Exercise description
Read the records below. Copy each line where the string "this" occurs.

Material provided
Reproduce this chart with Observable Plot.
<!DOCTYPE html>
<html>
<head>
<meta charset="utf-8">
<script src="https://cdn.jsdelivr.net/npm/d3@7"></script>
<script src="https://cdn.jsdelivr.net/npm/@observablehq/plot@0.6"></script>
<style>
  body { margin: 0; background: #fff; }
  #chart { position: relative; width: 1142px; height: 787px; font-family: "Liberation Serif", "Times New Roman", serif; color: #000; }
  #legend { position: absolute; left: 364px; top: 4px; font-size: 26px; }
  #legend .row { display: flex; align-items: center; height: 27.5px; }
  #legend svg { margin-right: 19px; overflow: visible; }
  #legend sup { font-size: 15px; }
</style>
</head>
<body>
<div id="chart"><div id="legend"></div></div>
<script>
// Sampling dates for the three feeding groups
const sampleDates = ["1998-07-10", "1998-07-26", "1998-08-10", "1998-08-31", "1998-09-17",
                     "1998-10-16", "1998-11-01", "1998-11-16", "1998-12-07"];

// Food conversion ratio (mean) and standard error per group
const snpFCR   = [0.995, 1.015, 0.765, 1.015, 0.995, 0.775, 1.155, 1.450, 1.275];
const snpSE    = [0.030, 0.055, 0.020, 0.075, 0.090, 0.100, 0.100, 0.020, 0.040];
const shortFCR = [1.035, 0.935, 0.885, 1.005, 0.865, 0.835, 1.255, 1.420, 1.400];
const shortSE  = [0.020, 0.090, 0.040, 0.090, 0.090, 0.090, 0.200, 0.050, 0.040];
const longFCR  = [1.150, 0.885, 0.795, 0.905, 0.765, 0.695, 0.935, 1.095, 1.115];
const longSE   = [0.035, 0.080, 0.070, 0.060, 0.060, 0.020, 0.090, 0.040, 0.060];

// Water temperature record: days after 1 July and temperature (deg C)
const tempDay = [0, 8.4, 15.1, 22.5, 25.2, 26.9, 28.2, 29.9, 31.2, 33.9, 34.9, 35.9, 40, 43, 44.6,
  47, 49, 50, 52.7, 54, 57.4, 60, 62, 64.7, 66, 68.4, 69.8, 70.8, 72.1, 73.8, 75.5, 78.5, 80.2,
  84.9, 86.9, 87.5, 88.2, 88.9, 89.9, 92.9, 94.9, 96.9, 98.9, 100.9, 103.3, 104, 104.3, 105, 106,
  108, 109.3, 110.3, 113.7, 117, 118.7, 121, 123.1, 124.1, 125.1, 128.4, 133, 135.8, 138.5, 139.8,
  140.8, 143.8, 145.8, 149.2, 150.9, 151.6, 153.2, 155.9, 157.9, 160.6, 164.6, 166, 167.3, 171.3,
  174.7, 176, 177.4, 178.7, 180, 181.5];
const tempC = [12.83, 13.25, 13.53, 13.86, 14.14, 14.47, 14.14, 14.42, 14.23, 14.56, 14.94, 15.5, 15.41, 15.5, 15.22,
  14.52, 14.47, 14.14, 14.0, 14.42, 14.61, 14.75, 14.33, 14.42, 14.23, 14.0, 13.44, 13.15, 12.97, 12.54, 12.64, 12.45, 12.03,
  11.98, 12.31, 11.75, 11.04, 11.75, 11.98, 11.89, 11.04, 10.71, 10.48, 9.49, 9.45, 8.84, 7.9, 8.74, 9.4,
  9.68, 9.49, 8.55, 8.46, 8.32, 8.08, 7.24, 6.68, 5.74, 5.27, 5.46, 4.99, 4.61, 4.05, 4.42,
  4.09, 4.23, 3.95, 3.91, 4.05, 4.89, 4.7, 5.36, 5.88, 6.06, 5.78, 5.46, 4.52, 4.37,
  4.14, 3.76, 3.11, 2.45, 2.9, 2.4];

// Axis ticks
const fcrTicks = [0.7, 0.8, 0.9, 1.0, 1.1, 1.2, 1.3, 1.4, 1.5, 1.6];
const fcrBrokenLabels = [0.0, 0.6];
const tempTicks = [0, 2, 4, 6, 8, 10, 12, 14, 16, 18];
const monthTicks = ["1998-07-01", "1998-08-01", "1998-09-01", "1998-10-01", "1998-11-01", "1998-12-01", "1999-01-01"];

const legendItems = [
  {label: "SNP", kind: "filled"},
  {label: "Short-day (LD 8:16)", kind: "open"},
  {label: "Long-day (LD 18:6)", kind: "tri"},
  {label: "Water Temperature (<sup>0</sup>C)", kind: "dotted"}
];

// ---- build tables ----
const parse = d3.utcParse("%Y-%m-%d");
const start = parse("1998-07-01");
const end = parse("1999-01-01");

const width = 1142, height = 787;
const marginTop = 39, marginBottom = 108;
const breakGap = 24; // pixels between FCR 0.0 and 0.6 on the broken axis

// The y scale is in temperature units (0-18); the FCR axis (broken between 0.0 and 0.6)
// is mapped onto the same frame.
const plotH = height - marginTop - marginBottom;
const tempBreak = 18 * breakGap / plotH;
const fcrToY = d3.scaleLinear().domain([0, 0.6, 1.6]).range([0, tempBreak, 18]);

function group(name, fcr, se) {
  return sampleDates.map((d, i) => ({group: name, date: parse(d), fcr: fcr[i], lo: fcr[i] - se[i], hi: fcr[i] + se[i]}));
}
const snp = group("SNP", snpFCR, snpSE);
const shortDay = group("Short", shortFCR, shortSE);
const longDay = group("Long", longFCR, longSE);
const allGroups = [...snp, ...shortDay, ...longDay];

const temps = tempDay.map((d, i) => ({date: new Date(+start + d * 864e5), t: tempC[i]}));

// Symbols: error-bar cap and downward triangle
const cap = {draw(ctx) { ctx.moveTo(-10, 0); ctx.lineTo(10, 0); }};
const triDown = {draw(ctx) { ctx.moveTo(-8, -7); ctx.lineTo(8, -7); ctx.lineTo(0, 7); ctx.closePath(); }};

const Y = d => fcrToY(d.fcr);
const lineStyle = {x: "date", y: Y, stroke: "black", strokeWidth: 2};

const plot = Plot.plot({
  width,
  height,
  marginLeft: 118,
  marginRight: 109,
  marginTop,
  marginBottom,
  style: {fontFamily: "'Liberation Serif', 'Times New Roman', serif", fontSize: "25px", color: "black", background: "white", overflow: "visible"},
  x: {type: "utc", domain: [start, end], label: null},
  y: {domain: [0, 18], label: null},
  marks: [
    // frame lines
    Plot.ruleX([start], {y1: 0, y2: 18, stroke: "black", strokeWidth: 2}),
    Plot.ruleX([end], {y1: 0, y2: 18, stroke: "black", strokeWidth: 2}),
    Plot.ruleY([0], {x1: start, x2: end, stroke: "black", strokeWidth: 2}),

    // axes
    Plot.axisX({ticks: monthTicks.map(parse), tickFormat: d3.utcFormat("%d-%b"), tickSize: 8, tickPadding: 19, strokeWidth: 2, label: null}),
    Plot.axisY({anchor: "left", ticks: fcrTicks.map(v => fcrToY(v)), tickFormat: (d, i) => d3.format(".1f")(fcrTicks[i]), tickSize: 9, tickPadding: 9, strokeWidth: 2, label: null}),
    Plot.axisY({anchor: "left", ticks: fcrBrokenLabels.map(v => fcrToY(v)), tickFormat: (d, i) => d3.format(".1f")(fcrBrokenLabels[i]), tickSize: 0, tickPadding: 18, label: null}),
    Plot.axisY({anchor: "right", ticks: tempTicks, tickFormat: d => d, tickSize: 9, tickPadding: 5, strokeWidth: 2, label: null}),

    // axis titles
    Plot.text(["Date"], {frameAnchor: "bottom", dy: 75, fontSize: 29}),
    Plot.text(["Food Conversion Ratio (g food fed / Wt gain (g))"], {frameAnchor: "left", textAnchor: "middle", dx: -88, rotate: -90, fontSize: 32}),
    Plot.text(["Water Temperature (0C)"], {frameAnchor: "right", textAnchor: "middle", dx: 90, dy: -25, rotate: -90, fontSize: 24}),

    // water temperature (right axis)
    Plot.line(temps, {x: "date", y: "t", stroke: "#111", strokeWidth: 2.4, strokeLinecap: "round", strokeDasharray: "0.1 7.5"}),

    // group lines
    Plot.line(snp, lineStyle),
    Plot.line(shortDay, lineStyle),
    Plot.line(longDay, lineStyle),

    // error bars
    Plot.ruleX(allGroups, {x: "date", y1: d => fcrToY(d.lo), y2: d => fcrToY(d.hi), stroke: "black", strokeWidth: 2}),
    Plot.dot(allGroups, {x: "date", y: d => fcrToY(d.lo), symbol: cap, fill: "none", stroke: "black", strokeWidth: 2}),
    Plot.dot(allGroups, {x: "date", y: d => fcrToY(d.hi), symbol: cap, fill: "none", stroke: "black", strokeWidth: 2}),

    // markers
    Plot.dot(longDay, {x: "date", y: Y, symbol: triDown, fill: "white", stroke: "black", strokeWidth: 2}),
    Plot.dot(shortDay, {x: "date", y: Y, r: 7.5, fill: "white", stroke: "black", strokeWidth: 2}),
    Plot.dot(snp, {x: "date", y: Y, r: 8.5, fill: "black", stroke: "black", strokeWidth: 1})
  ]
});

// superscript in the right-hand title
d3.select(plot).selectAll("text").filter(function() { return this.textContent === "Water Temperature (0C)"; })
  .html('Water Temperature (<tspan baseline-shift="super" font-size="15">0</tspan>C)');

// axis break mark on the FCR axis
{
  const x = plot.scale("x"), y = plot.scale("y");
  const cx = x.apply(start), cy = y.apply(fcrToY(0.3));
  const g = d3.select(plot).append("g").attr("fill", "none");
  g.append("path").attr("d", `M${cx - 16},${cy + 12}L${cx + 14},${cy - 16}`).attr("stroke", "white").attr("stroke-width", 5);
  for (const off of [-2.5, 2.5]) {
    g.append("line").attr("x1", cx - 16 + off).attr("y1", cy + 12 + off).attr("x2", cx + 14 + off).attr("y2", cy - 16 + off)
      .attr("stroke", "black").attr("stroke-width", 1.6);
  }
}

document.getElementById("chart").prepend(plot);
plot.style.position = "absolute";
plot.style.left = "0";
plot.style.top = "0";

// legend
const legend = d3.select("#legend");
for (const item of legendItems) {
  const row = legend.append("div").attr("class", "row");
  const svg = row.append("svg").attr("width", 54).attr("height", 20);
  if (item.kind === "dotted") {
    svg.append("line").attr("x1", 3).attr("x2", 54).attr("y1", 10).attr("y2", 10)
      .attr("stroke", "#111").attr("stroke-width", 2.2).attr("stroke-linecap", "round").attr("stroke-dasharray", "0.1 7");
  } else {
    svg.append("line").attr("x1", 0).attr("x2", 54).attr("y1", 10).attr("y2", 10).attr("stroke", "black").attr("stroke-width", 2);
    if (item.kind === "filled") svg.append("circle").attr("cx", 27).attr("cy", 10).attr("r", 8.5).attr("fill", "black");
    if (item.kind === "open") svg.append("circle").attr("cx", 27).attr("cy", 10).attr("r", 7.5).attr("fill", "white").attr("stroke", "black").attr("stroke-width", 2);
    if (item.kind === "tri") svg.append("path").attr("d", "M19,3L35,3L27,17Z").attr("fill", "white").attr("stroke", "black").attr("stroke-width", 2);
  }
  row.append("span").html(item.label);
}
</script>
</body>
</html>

...

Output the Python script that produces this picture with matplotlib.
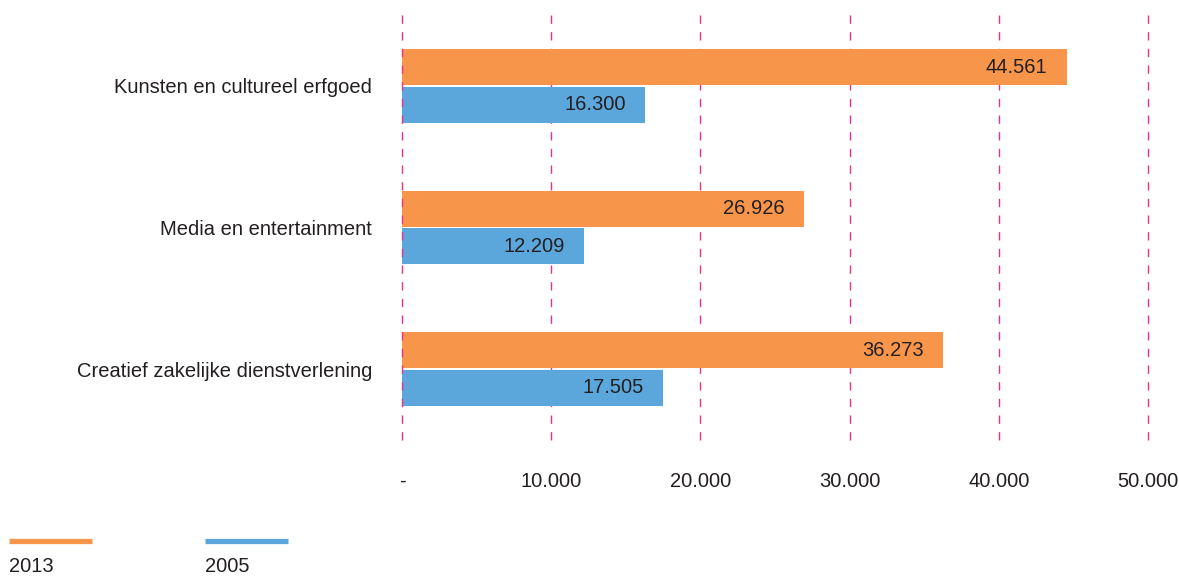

Task solution
Reproduce this chart with Observable Plot.
d3.select(plot).selectAll("text").filter(function() { return this.textContent === "Water Temperature (0C)"; })
Output the Python script that produces this picture with matplotlib.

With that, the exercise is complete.